Parry Young, a director in the public finance department of Standard & Poor's, praised the transparency that Statement 50 brings to financial reports on pension plans and the enhanced ease of using them. "I'm a municipal bond analyst, and I use these financial statements every day," he explained. "GASB 50 will provide greater transparency and comparability between reporting on pensions and other post-employment benefits."
GASB Chairman Robert Attmore characterized the new standard as an extension of the improvements that were made to reporting on retiree health insurance and other non-pension retirement benefits affected by Statements 43 and 45.
In fact, the need for this narrowly scoped project was raised even as the board was discussing those two statements. As the board decided to enhance certain disclosures and related required supplementary information, or RSI, it realized the advantages of extending the same enhancements to pension fund disclosures, thus creating a consistency in the reporting of all post-employment benefits.
EVERYONE WANTS IT
The most significant changes regard the reporting of the funding status of a pension or OPEB plan, comparing the actuarial value of the asset with the actuarial accrued liability.
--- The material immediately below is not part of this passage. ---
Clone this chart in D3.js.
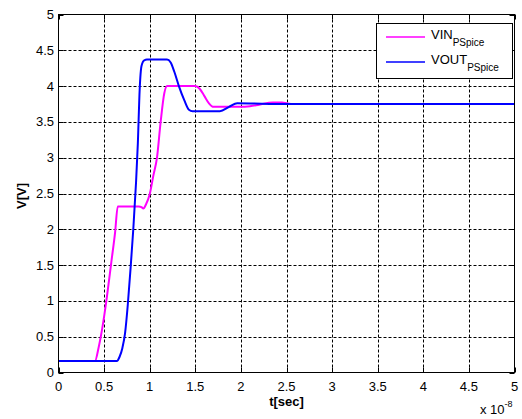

"This piece of information is of extraordinary value to a wide range of financial statement users," said GASB project manager Dean Mead. "It's one of those pieces of information that is found to be equally valuable to analysts and rating agencies, to staff people working at taxpayer associations."
Under Statement 50, notes to financial statements should disclose the funding status of a pension plan as of the most recent actuarial valuation date. Defined-benefit pension plans will disclose actuarial methods and assumptions used in actuarial valuation in notes to the financial statement, rather than in the notes to the RSI.
The change could mean a little more work for governmental entities that use the aggregate actuarial cost method to determine annual required contributions. Though few pension plans use this relatively aggressive method, those that do tend to be especially large. Notes to financial statements reporting on these plans will have to disclose the funded status of the plan, and a schedule of funding progress must be presented as an RSI using the entry age actuarial cost method.
Due to the nature of aggregate actuarial cost method, funded status information is not produced as part of the actuarial process, and therefore did not appear in financial statements. The board considered the burden of providing the additional information, but decided that the substantial benefits outweighed the extra effort.
"This fills in a pretty significant informational void for anyone who was using the financial statements of a government that used the aggregate method," Mead said, adding that he doubted governments would change their actuarial methods to avoid a little extra work.
The new standard also requires the notes to statements to include a reference linking the funded status disclosures in the notes to the required schedule in the RSI. Notes will also have to disclose any legal maximum contribution rates, and whether any such maximums were taken into consideration in actuarial projections.
The change comes just as investors and taxpayers are more carefully scrutinizing the long-term implications of existing post-retirement benefits.
Statement 50 is effective for periods beginning after June 15, 2007, with early implementation encouraged. Requirements relating to governments using the aggregate actuarial cost method are effective for financial statements and RSI that contains information from actuarial valuations as of June 15, 2007.
Once Statement 50 has gone into effect, the board expects to conduct research to learn how effective existing standards on pension reporting have been. The board may then consider whether further changes should be made.